The Tullahoma School Board and Board of Mayor and Aldermen held a special work session Monday to discuss, among many topics, how to finance a new roof at Tullahoma High School.

“The current rubber membrane roof covering everything except the gym and the Garrison wing is 17 years old,” school board director Dr. Dan Lawson said, “and it has expanded and contracted until it’s leaking.”

Lawson said that while replacing the existing flat roof with a built-up version of the same thing would cost at least $1 million, another option would be to retrofit a pitched metal roof over the existing roof system to possibly extend its life.

Schematic drawings provided by Oliver-Rhoads Associates showed three possible roofing scenarios, including two options for a pitched metal roof.
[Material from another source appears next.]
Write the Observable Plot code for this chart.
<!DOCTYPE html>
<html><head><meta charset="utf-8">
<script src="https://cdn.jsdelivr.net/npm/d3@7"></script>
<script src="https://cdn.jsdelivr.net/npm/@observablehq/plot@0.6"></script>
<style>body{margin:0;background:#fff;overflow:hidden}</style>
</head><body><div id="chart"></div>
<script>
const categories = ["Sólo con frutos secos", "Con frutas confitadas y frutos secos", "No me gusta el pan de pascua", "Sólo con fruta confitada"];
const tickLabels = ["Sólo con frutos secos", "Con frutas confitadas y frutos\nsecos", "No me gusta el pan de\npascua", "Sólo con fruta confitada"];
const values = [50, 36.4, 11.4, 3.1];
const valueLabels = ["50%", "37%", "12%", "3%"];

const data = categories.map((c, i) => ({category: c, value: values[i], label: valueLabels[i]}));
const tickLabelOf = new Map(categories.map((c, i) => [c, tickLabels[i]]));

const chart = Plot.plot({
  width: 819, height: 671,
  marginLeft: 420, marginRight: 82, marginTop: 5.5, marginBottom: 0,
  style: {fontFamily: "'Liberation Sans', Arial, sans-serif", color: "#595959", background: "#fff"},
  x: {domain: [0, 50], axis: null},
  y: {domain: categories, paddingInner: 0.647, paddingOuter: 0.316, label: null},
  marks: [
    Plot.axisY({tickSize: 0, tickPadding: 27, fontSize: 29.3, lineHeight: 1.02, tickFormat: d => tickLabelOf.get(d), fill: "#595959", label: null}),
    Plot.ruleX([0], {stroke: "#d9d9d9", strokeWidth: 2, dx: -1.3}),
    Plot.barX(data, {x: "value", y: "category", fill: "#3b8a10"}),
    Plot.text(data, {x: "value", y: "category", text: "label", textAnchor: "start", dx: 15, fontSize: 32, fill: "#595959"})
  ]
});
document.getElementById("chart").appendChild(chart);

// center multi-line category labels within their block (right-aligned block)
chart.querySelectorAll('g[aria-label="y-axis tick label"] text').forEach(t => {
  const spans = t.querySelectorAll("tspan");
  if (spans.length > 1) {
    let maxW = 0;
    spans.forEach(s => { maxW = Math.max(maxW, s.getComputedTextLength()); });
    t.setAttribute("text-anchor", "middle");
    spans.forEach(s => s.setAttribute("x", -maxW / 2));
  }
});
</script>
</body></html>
While the pitched roof would change the appearance of the building and would cost $2.4 to $2.6 million, Lawson said he provided it as a possible alternative, despite the fact that it would not necessarily extend the guaranteed life of the roof beyond 20 years.

 

City debt service

expected to increase

As the city faces the prospect of how to finance the replacement of the THS roof, officials also heard from finance director Sue Wilson and City Administrator Jodi Baltz as they showed the city’s debt service schedules, which “spike” dramatically from $3.5 million in 2012 to $4 million in 2013; and again in 2018 to $4.7 million.

Wilson said that second-half sales tax lawsuit settlement funds from the county will partially cover next year’s increase of $500,000, but no lawsuit funds would be available to cover the 2018 spike.

Mayor Lane Curlee said that despite the recent growth in sales tax revenues, there would not be enough to cover the increases in debt service payments, to which Alderman Jimmy Blanks stressed the continuing importance of shopping locally.

“If you have to drive to Murfreesboro to get it, you don’t need it,” Blanks said.

Baltz and Wilson discussed the possibility of refinancing any callable bonds in order to flatten out the “spikes” in 2013 and 2018 by spreading the payments out into future years, where scheduled payments are substantially lower anyway.

Lawson added that while neighboring high schools may be newer than THS, the schools they replaced are not more than a few years older than the core of THS.

“The core of this high school was built in the ‘50’s,” Lawson said, “and we can’t afford to replace the whole building, so we need to keep it dry.”